Ueshiba described MGX as a “giant robot series where the girl is the robot”, and he’s created something quite deep and profound through the use of bizarre imagery. This may very well be the best anime about relationships since Bokura ga Ita, or even Kare Kano – I consider it the spiritual heir of FLCL, which explored the complexities of adolescence through the use of symbolism. The relationship is more interesting than the build-up, but so many series waste so much time in getting there. MGX is all about the “there” – the sometimes bumpy co-existence of sexual and romantic feelings, the struggle to remain faithful, and of getting past misunderstandings. Relationships are never easy and they aren’t here either, but through the use of a magical device Ueshiba is able to muse on what would happen if boys and girls actually understood each other.

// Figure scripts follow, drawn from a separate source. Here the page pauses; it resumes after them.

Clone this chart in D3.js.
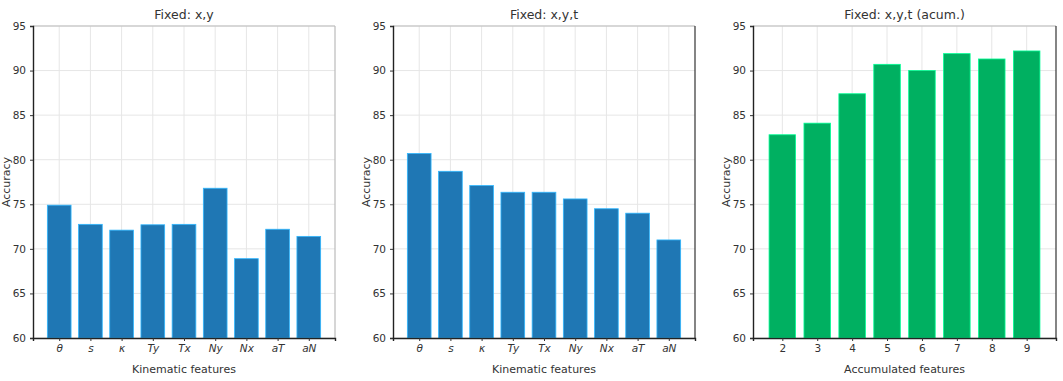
<!DOCTYPE html>
<html><head><meta charset="utf-8">
<script src="https://cdn.jsdelivr.net/npm/d3@7"></script>
<style>body{margin:0;background:#fff}svg{display:block}</style>
</head><body>
<svg id="c" width="1063" height="381"></svg>
<script>
const kinCats = ["θ","s","κ","Ty","Tx","Ny","Nx","aT","aN"];
const accCats = ["2","3","4","5","6","7","8","9"];
const valsXY = [74.9, 72.75, 72.1, 72.7, 72.75, 76.8, 68.9, 72.2, 71.4];
const valsXYT = [80.7, 78.7, 77.1, 76.35, 76.35, 75.6, 74.5, 74.0, 71.0];
const valsAcum = [82.8, 84.1, 87.4, 90.7, 90.0, 91.9, 91.3, 92.2];
const yTicks = [60,65,70,75,80,85,90,95];
const titles = ["Fixed: x,y","Fixed: x,y,t","Fixed: x,y,t (acum.)"];
const xLabels = ["Kinematic features","Kinematic features","Accumulated features"];

const panels = [
  {cats:kinCats, vals:valsXY, color:"#1f77b4", left:33, right:335, italic:true},
  {cats:kinCats, vals:valsXYT, color:"#1f77b4", left:393, right:695, italic:true},
  {cats:accCats, vals:valsAcum, color:"#00b061", left:753, right:1056, italic:false}
];
const plotTop = 26, plotBottom = 338;
const svg = d3.select("#c");

panels.forEach((p, i) => {
  const n = p.cats.length;
  const x = d3.scaleLinear().domain([-0.84, n - 1 + 0.84]).range([p.left, p.right]);
  const y = d3.scaleLinear().domain([60, 95]).range([plotBottom, plotTop]);
  const g = svg.append("g");
  // grid
  g.selectAll(".gx").data(d3.range(n)).join("line")
    .attr("x1", d => x(d)).attr("x2", d => x(d)).attr("y1", plotTop).attr("y2", plotBottom)
    .attr("stroke", "#e6e6e6").attr("stroke-width", 1);
  g.selectAll(".gy").data(yTicks).join("line")
    .attr("x1", p.left).attr("x2", p.right).attr("y1", d => y(d)).attr("y2", d => y(d))
    .attr("stroke", "#e6e6e6").attr("stroke-width", 1);
  // bars
  const bw = 0.76;
  g.selectAll(".bar").data(p.vals).join("rect")
    .attr("x", (d, k) => x(k - bw / 2)).attr("width", x(bw) - x(0))
    .attr("y", d => y(d)).attr("height", d => y(60) - y(d))
    .attr("fill", p.color).attr("stroke", d3.color(p.color).brighter(1.2)).attr("stroke-width", 0.8);
  // spines
  g.append("line").attr("x1", p.left).attr("x2", p.right).attr("y1", plotTop).attr("y2", plotTop)
    .attr("stroke", "#bbb").attr("stroke-width", 1.2);
  g.append("line").attr("x1", p.right).attr("x2", p.right).attr("y1", plotTop).attr("y2", plotBottom)
    .attr("stroke", i === 0 ? "#bbb" : "#333").attr("stroke-width", 1.2);
  // axes
  const ya = d3.axisLeft(y).tickValues(yTicks).tickSize(3).tickPadding(4);
  const yg = g.append("g").attr("transform", `translate(${p.left},0)`).call(ya);
  yg.select(".domain").attr("stroke", "#222").attr("stroke-width", 1.4);
  yg.selectAll("text").attr("font-family", "DejaVu Sans").attr("font-size", 10.5).attr("fill", "#333");
  yg.selectAll(".tick line").attr("stroke", "#333");
  const xa = d3.axisBottom(x).tickValues(d3.range(n)).tickFormat(k => p.cats[k]).tickSize(3).tickPadding(4);
  const xg = g.append("g").attr("transform", `translate(0,${plotBottom})`).call(xa);
  xg.select(".domain").attr("stroke", "#222").attr("stroke-width", 1.4);
  xg.selectAll("text").attr("font-family", "DejaVu Sans").attr("font-size", 10.5).attr("fill", "#333")
    .attr("font-style", p.italic ? "italic" : "normal");
  xg.selectAll(".tick line").attr("stroke", "#333");
  // titles
  g.append("text").attr("x", (p.left + p.right) / 2).attr("y", 19).attr("text-anchor", "middle")
    .attr("font-family", "DejaVu Sans").attr("font-size", 12.5).attr("fill", "#333").text(titles[i]);
  g.append("text").attr("x", (p.left + p.right) / 2).attr("y", 373).attr("text-anchor", "middle")
    .attr("font-family", "DejaVu Sans").attr("font-size", 11).attr("fill", "#333").text(xLabels[i]);
  g.append("text").attr("transform", `translate(${p.left - 23},${(plotTop + plotBottom) / 2}) rotate(-90)`)
    .attr("text-anchor", "middle").attr("font-family", "DejaVu Sans").attr("font-size", 11).attr("fill", "#333")
    .text("Accuracy");
});
</script>
</body></html>
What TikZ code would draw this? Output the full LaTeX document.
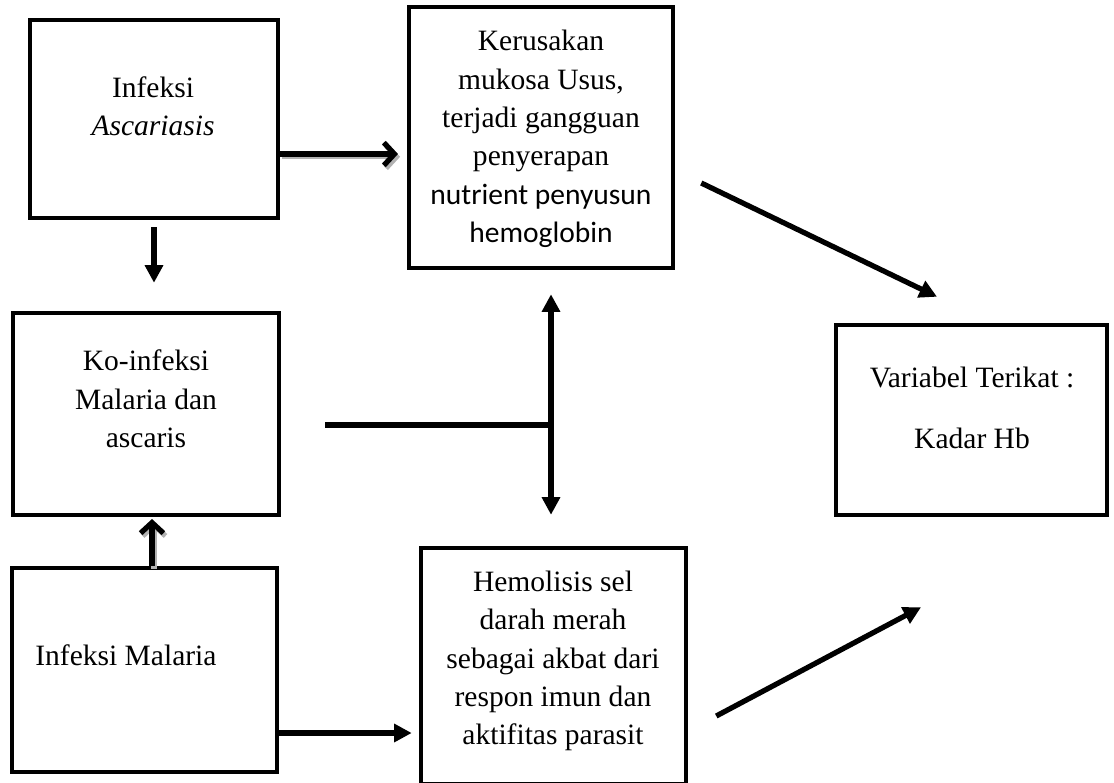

For me, that’s what the whole “alien” thing Ueshiba continually hints at (posters, phone straps, etc.) is really about. No, Urabe isn’t really an alien – but to a teenaged boy, his girlfriend may as well be. Urabe is sexy and scary and mysterious, and in the real world most couples never get past the wall that separates the male experience from the female. I think he’s telling us that if we just work at it, we can actually communicate with each other – and our relationships would be the better for it. It’s not as if we shouldn’t act on our physical attraction – but how much better will the physical intimacy be if we do the heavy lifting to achieve emotional intimacy first? It’s an astonishingly smart and penetrating series of questions he’s asking – and Watanabe-san does a superb job of bringing that vision to this adaptation. I have no reservations in calling Nazo no Kanojo X a great series – it’s funny, smart, and genuinely deep. Even more, it’s universal – the topics dealt with could hardly be more elemental to the human experience. If you haven’t seen it, set your preconceptions aside and prepare to be astonished. If you have, I’ll see you when the OVA comes out.